In 1986, Helen Krasner became the first woman to walk around the coast of Britain. This is her tale. Rather than present a day-by-day account, she simply reports back on the interesting bits – a wise decision, as this makes for a far more compelling narrative. There’s a visit to Sellafield nuclear power station, where she commits the faux-pas of carrying a camera. She passes Paul McCartney’s farm at the Mull of Kintyre. And she looks for the monster at Loch Ness.
She is unpretentious and easy to like, with a relaxed view about the “rules” of the walk. She undertook the journey for pleasure, not for the sake of setting a record. Plus, there can be no definitive route. It’s not as simple as keeping the coast on your left. How literally do you take this when paths come and go? Even if the path followed the coastline strictly, where is the “coast” anyway? It depends on dynamic factors including tides, ocean currents, times of year, weather and erosion – an infinitely complex matter. You realise that she is absolutely right to interpret the route the way she does.
She only suffers one blister on the entire trip and the book is refreshingly free of gripes about the pain of endurance. She does it for fun, and that cones across well.
Along the way she depicts an older and more innocent Britain – one without computers, GPS technology and mobile phones. On one occasion she has to call for some medical results (foot X-ray to rule out suspected fracture) and only had 10p to use in a phone box. Keen to hear about her walk, the radiographer is slow to get to the point and reveal the good news: “She had told me in the nick of time. The pips went, and we were cut off.” There must be generations now who have no idea what the pips even means.
I particularly liked the way she refuses to play the role others expect from her. By the time she completes the walk, returning to Brighton, she has become weary of retelling the same story endlessly and generally disappoints the press by not issuing the kinds of memorable statements they expect to hear.
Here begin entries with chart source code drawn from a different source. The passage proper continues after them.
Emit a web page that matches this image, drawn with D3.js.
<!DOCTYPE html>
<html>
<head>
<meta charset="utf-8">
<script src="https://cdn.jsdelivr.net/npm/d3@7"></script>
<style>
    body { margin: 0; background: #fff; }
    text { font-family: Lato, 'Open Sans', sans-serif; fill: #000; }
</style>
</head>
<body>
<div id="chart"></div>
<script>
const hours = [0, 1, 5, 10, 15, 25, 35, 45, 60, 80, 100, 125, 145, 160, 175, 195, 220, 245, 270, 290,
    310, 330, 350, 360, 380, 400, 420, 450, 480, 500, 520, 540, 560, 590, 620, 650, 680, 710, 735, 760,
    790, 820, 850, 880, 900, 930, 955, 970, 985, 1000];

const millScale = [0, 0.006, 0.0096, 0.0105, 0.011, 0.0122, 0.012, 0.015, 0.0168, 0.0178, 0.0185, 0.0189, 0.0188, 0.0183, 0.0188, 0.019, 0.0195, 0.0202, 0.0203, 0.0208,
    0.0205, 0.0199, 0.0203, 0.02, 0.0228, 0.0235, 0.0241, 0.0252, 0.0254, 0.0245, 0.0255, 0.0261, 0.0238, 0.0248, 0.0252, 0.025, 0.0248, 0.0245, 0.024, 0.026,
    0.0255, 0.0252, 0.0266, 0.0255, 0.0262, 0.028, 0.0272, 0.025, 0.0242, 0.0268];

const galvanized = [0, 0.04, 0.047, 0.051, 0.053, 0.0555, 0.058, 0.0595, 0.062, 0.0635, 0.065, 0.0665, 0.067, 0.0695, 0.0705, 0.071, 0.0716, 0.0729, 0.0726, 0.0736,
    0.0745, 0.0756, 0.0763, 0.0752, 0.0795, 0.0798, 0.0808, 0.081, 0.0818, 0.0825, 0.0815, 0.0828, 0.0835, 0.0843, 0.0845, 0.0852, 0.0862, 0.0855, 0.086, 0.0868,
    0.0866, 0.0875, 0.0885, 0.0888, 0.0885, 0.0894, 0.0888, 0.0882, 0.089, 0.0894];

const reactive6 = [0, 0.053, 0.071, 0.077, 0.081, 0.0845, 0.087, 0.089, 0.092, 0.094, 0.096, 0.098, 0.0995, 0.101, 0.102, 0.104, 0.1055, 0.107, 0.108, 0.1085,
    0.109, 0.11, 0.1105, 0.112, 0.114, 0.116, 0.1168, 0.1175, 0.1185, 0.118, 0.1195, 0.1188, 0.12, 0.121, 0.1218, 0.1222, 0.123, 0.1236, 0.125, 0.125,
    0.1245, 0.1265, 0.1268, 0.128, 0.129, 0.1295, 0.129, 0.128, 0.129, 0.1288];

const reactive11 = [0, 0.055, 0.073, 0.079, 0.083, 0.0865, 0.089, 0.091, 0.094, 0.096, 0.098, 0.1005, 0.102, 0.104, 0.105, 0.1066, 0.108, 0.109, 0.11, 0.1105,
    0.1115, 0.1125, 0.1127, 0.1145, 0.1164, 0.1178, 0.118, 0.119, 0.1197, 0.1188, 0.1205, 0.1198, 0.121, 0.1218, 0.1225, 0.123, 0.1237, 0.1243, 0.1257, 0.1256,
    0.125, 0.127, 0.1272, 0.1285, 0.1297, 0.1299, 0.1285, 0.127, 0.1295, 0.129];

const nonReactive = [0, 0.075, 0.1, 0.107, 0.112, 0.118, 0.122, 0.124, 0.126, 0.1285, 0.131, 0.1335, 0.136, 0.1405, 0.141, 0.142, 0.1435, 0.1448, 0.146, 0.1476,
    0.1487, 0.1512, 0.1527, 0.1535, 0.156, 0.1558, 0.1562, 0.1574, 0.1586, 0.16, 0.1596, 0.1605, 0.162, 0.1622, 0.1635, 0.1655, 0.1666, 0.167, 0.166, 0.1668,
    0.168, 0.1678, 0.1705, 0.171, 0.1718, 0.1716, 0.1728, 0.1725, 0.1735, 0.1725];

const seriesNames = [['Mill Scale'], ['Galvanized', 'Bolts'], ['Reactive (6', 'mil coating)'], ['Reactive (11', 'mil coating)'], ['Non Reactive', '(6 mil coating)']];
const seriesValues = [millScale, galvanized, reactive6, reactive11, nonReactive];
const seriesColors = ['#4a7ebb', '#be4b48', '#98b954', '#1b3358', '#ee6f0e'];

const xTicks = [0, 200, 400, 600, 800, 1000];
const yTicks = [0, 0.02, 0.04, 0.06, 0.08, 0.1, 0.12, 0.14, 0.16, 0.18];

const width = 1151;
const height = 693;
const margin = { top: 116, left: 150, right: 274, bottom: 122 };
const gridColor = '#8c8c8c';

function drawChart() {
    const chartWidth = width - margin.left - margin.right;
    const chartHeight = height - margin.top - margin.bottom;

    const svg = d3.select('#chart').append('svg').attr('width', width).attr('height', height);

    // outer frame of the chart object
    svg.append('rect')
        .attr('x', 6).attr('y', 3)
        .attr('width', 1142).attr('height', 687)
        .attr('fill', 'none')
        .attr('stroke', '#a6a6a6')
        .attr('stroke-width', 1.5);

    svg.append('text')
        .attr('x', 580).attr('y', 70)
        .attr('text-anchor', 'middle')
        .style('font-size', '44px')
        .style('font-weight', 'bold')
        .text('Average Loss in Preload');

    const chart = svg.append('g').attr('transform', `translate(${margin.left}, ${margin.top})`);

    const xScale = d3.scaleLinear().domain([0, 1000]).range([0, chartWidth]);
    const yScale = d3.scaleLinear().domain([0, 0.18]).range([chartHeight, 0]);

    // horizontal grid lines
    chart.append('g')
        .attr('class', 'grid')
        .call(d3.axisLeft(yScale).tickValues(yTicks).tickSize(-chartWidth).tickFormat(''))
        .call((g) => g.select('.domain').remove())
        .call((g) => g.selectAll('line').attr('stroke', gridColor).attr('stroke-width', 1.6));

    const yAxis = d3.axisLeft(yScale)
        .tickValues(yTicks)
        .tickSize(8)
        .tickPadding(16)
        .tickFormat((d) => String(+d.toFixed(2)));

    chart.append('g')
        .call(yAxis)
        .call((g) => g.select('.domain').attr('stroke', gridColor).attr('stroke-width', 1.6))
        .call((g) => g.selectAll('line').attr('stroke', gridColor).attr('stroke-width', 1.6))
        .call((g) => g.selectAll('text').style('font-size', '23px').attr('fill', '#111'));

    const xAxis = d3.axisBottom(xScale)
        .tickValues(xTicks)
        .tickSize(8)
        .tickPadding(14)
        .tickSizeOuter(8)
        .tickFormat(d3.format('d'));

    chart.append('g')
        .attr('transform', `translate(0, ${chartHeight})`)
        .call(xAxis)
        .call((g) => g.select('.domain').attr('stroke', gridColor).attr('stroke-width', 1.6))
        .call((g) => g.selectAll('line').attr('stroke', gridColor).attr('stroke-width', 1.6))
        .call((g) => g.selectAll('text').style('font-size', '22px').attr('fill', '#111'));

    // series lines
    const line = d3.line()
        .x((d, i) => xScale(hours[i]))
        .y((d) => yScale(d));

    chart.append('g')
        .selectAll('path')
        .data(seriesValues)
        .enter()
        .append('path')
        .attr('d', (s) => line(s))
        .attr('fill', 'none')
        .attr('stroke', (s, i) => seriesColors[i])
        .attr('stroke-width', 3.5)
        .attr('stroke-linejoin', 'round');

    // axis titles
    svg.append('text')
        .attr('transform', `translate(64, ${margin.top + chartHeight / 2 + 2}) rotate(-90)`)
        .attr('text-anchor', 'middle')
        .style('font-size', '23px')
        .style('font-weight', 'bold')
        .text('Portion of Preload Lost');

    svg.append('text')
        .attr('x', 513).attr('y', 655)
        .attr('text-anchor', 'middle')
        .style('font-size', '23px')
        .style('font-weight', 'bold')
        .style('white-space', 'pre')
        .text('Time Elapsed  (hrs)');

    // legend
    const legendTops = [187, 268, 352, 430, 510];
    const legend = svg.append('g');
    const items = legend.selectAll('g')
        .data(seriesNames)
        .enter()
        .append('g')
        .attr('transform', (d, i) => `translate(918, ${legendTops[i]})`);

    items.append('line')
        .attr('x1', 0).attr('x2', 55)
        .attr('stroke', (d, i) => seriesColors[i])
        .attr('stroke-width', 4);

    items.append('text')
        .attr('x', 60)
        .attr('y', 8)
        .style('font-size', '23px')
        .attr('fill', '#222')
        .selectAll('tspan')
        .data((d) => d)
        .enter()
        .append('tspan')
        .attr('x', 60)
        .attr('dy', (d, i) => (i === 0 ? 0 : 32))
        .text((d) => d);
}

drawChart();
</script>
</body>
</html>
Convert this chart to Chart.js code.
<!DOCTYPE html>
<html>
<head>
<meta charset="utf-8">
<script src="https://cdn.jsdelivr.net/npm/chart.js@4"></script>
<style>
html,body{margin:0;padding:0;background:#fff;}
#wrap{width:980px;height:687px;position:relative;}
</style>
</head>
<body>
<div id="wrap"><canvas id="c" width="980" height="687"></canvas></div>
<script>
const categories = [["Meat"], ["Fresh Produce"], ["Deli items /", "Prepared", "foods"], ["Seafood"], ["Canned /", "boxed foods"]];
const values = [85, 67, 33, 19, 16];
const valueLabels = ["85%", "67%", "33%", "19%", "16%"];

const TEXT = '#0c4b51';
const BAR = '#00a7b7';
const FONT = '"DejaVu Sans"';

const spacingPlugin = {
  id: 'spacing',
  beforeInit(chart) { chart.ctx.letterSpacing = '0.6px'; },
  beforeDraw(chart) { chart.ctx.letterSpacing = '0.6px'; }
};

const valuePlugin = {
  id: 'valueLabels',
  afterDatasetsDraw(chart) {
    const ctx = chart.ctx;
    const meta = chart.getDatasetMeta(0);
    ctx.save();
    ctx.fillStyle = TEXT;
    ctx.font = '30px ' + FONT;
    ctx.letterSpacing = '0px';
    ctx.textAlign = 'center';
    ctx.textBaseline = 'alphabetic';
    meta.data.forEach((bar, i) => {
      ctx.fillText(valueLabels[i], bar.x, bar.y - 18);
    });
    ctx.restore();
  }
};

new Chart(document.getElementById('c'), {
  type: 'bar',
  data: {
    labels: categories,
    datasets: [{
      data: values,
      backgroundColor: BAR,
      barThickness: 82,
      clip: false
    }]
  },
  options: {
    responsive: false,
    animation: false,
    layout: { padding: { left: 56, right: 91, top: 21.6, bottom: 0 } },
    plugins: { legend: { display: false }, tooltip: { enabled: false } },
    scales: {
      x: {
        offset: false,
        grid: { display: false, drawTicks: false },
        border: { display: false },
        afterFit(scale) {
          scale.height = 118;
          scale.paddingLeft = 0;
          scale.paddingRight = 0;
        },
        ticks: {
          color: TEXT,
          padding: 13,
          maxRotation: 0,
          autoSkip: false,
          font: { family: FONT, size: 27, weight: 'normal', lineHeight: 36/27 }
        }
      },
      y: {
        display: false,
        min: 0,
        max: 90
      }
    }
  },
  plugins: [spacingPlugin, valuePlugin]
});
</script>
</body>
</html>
Only one real criticism: the book would have greatly benefited from a map showing Helen’s route route. Amid the barrage of obscure place names, I found I was often looking up locations online to see how far she had travelled. That said, she does end with a day-by-day listing of each stretch she completed and a running tally of distances covered – in fact, a journey of 4,922 miles from the start of March 1986 to the end of January 1987.